Coincés dans nos ancestralités. Quitte à retrouver celles qu’on a longtemps rejetées, presque dans un esprit de compétition primaire : à toi l’Inde, à toi l’Europe, à toi la Chine, donc à toi l’Afrique.
Le problème de nos mémoires, c’est qu’elles s’opposent, qu’on les instrumentalise, qu’elles s’affrontent parfois, et qu’on les simplifie trop souvent. Aujourd’hui 1er février, cela fait 176 ans que l’esclavage a été aboli. La majorité de ces esclaves étaient originaires d’Afrique.
La majorité ne signifie pas tous : une partie non négligeable venait des côtes du Bengale et de Malabar. La nation souffre d’un trouble bipolaire : le discours unitaire entretient une volonté d’un vivre-ensemble et, parallèlement, l’oeuvre politique et sociale morcelle dans un esprit de reconnaissance d’une diversité cloisonnante.
L’universitaire Jocelyn Chan Low pointe bien le paradoxe : «Le discours multiculturaliste a été institutionnalisé à travers la création ou le soutien public de divers centres culturels particularistes et de composite shows, suscitant une manie obsessionnelle de ‘l’héritage’, des ‘racines’, des ‘pays de peuplement’, alors que la mémoire nationale se fragmentait en une multitude de mémoires particulières» (in Les enjeux actuels des débats sur la mémoire et la réparation pour l’esclavage à l’île Maurice, Cahiers d’études africaines janv. 2004).
N’empêche, on doit bien reconnaître que les descendants d’esclaves, africains en particulier, n’ont pas pu construire une identité tirant sa sève d’un méta-récit comme les autres. «Le rapport [au(x) pays d’origine] est bien plus complexe pour les Créoles. Renvoyé à la violence de l’esclavage et au déni de la créolisation, leurs origines sont perçues comme refoulées, oubliées, incertaines. L’histoire et la culture des descendants d’esclaves sont caractérisées [...] par ce manque de ‘capital ancestral’ ; sans cesse renvoyé et comparé aux communautés dont les capitaux culturels, sociaux, religieux, économiques sont plus élevés et qui auraient su préserver leur mémoire et leur histoire» (Sandra Carmignani, Figures identitaires créoles et patrimoine à l’île Maurice, Journal des anthropologues, 2006).
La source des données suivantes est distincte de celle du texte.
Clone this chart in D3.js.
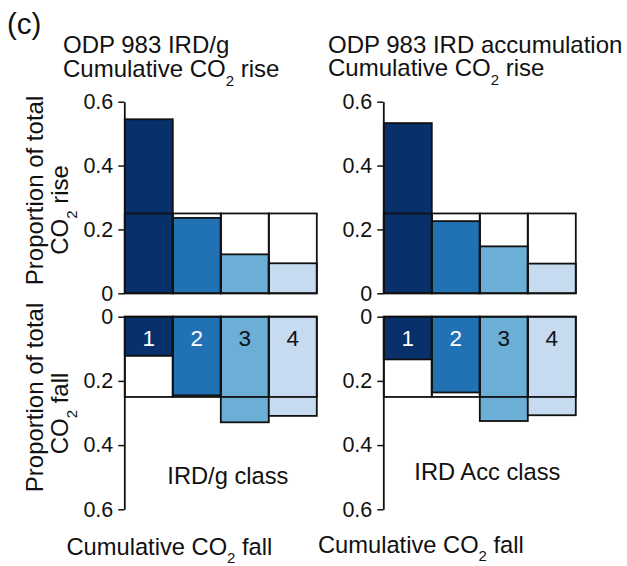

Il y a donc distorsion d’une mémoire créole, entre africanité revendiquée et métissage intrinsèque. Cette distorsion est nourrie des faux pas politiques et idéologiques.
On ne peut que le constater dans l’approche, maladroite et trompeuse, des lieux de mémoire devenus patrimoines mondiaux. L’Aapravasi Ghat n’est pas plus indo-mauricien que Le Morne n’est créole. La vérité fait bondir. Le dépôt d’immigration, tel qu’aurait dû être rebaptisé l’Aapravasi Ghat selon les recommandations de l’UNESCO en 2006, a vu passer des hommes et des femmes de toutes origines. Quant au Morne, les esclaves qu’il a abrités n’étaient pas tous Africains.
En clair, les plaies de nos mémoires ne sont pas encore pansées et parfois mal pensées. Parce que nos origines multiples sont un frein quand on limite la question d’une juste attention aux démunis à des considérations ethnicistes et fi nancières. Dedans il n’y a que controverse et frustration.